I wrote a paper recently on the reason why women stay in domestic violence. One of the reasons I explored is the Cycle of Violence. I was asked by my professor to share some of that information with the class today. As I was thinking about what I most wanted to get across, I saw a connection in my journey that I had never seen before.
Here is what Domestic Violence Roundtable has to say about the Cycle: In 1979, psychologist Lenore Walker found that many violent relationships follow a common pattern or cycle. The entire cycle may happen in one day or it may take weeks or months. It is different for every relationship and not all relationships follow the cycle—many report a constant stage of siege with little relief.
This cycle has three parts:
- Tension building phase—Tension builds over common domestic issues like money, children or jobs. Verbal abuse begins. The victim tries to control the situation by pleasing the abuser, giving in or avoiding the abuse. None of these will stop the violence. Eventually, the tension reaches a boiling point and physical abuse begins.
- Acute battering episode—When the tension peaks, the physical violence begins. It is usually triggered by the presence of an external event or by the abuser’s emotional state—but not by the victim’s behavior. This means the start of the battering episode is unpredictable and beyond the victim’s control. However, some experts believe that in some cases victims may unconsciously provoke the abuse so they can release the tension, and move on to the honeymoon phase.
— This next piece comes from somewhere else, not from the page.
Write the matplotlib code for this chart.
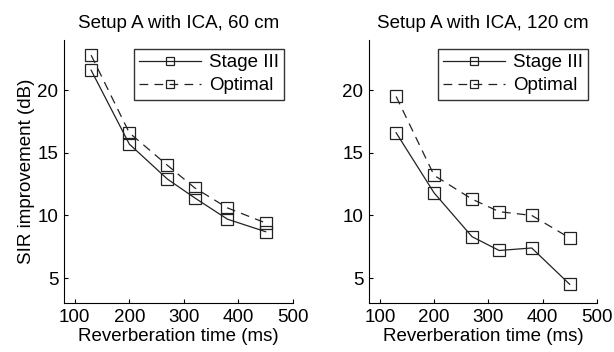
import matplotlib
matplotlib.use('Agg')
import matplotlib.pyplot as plt

plt.rcParams['font.family'] = ['Liberation Sans', 'DejaVu Sans']

reverb_ms = [130, 200, 270, 320, 380, 450]

# 60 cm
stage3_60 = [21.6, 15.7, 12.9, 11.4, 9.7, 8.7]
optimal_60 = [22.8, 16.6, 14.0, 12.2, 10.6, 9.4]

# 120 cm
stage3_120 = [16.6, 11.8, 8.3, 7.2, 7.4, 4.5]
optimal_120 = [19.5, 13.2, 11.3, 10.3, 10.0, 8.2]

titles = ['Setup A with ICA, 60 cm', 'Setup A with ICA, 120 cm']
series = [(stage3_60, optimal_60), (stage3_120, optimal_120)]
positions = [[0.104, 0.139, 0.373, 0.747], [0.601, 0.139, 0.371, 0.747]]

fs = 13.5
fig = plt.figure(figsize=(6.14, 3.52), dpi=100)

for i, (pos, title, (s3, opt)) in enumerate(zip(positions, titles, series)):
    ax = fig.add_axes(pos)
    ax.plot(reverb_ms, s3, '-', color='#222222', lw=0.9, marker='s',
            markersize=8, fillstyle='none', markeredgewidth=0.9, label='Stage III')
    ax.plot(reverb_ms, opt, '--', color='#222222', lw=0.9, marker='s',
            markersize=8, fillstyle='none', markeredgewidth=0.9,
            dashes=(7, 5), label='Optimal')
    ax.set_xlim(80, 500)
    ax.set_ylim(3, 24)
    ax.set_xticks([100, 200, 300, 400, 500])
    ax.set_yticks([5, 10, 15, 20])
    ax.spines['top'].set_visible(False)
    ax.spines['right'].set_visible(False)
    ax.tick_params(direction='in', labelsize=fs, length=3, pad=4)
    ax.set_title(title, fontsize=fs, pad=9)
    ax.set_xlabel('Reverberation time (ms)', fontsize=fs, labelpad=2)
    if i == 0:
        ax.set_ylabel('SIR improvement (dB)', fontsize=fs, labelpad=2)
    leg = ax.legend(loc='upper right', fontsize=fs, frameon=True, fancybox=False,
                    edgecolor='black', handlelength=3.3, borderpad=0.3,
                    labelspacing=0.3, handletextpad=0.4, borderaxespad=0.45,
                    markerscale=0.7)
    leg.get_frame().set_linewidth(1.0)

plt.savefig('out.png')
- The honeymoon phase—First, the abuser is ashamed of his behavior. He expresses remorse, tries to minimize the abuse and might even blame it on the partner. He may then exhibit loving, kind behavior followed by apologies, generosity and helpfulness. He will genuinely attempt to convince the partner that the abuse will not happen again. This loving and contrite behavior strengthens the bond between the partners and will probably convince the victim, once again, that leaving the relationship is not necessary.